Il ne faut pas confondre société et État. Il peut y avoir société sans qu’il y ait d’État (cas des sociétés primitives et de certains penseurs politiques comme Marx et les anarchistes qui pensent, selon des modalités différentes, une fin de l’État). Pour qu’il y ait État, il faut :

1) l’existence d’un territoire ; sans cela, il n’y a qu’une nation (une nation juive et palestinienne ont existé avant l’instauration d’un État israélien et palestinien).
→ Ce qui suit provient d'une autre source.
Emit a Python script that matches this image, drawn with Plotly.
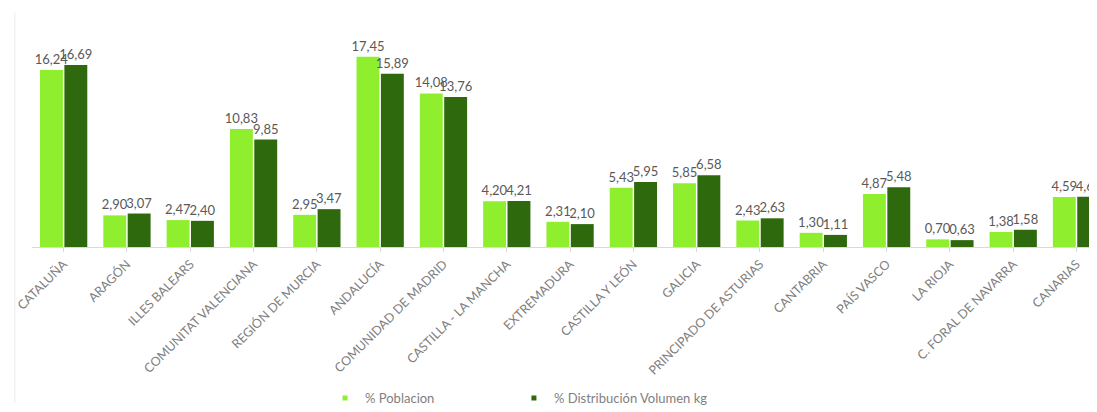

2) un ensemble d’institutions gouvernementale, juridique, politique, économique, culturelle, militaire qui exerce son pouvoir de régulation. Cet ensemble d’institutions renvoie à ce que l’on peut nommer les différentes formes de pouvoir. On trouve ici le sens originel du mot État. C’est un terme savant de la politique européenne au Moyen Age, un mot venu du droit romain afin d’exposer à la vue de tous comment les choses du pouvoir tiennent debout. Ce terme savant évoque la station verticale, la construction de l’homme. L’État est donc un ensemble d’institutions qui tiennent debout grâce à des arrangements, des montages. Tout comme les religions au Moyen Age, les États sont les montages qui assurent la stabilité du pouvoir qu’ont les sociétés de se reproduire mais sur une certaine base. Le concept même d’État peut nous amener à voir que tout en étant lié intrinsèquement au temps, il est ce qui perdure d’une certaine façon, et pour quelques temps, aux changements. C’est ce que l’on peut saisir dans la définition de l’État par Carl Schmitt dans son livre « La notion de politique » (Champs Flammarion p. 57) : « l’État, au sens strict du terme, l’État, phénomène historique, c’est un mode d’existence (un état) spécifique du peuple, celui qui fait loi aux moments décisifs, constituant ainsi, en regard des multiples statuts imaginables, tant individuels que collectifs, le Statut par excellence ». On trouve dans cette définition qu’à la fois :
–  L’État est un phénomène historique ; il est donc dans le temps, pris dans les changements
– mais selon l’étymologie même du mot État, il est ce qui tient, perdure aux changements ; il est insistance de ce qui est car dans État il y a le verbe stare qui veut dire se tenir, être en arrêt (en français on dit d’un chien qu’il est en stance). Il est donc un ensemble d’institutions qui stabilisent, fixent, coagulent ce qui se dissoudrait dans l’espace et le temps
L’État fait loi ce qui signifie selon l’étymologie du mot lex qu’il attache, relie, lie ce qui pourrait être amené à changer et à se dissoudre. Il est donc ce qui achève et attache la société civile en l’empêchant de se disperser.
Ainsi tout en étant de l’ordre du temps, le politique et notamment l’une de ses expressions majeures, l’État et l’ensemble des institutions qui le constituent, sont une façon de lutter contre le temps et contre les changements brusques.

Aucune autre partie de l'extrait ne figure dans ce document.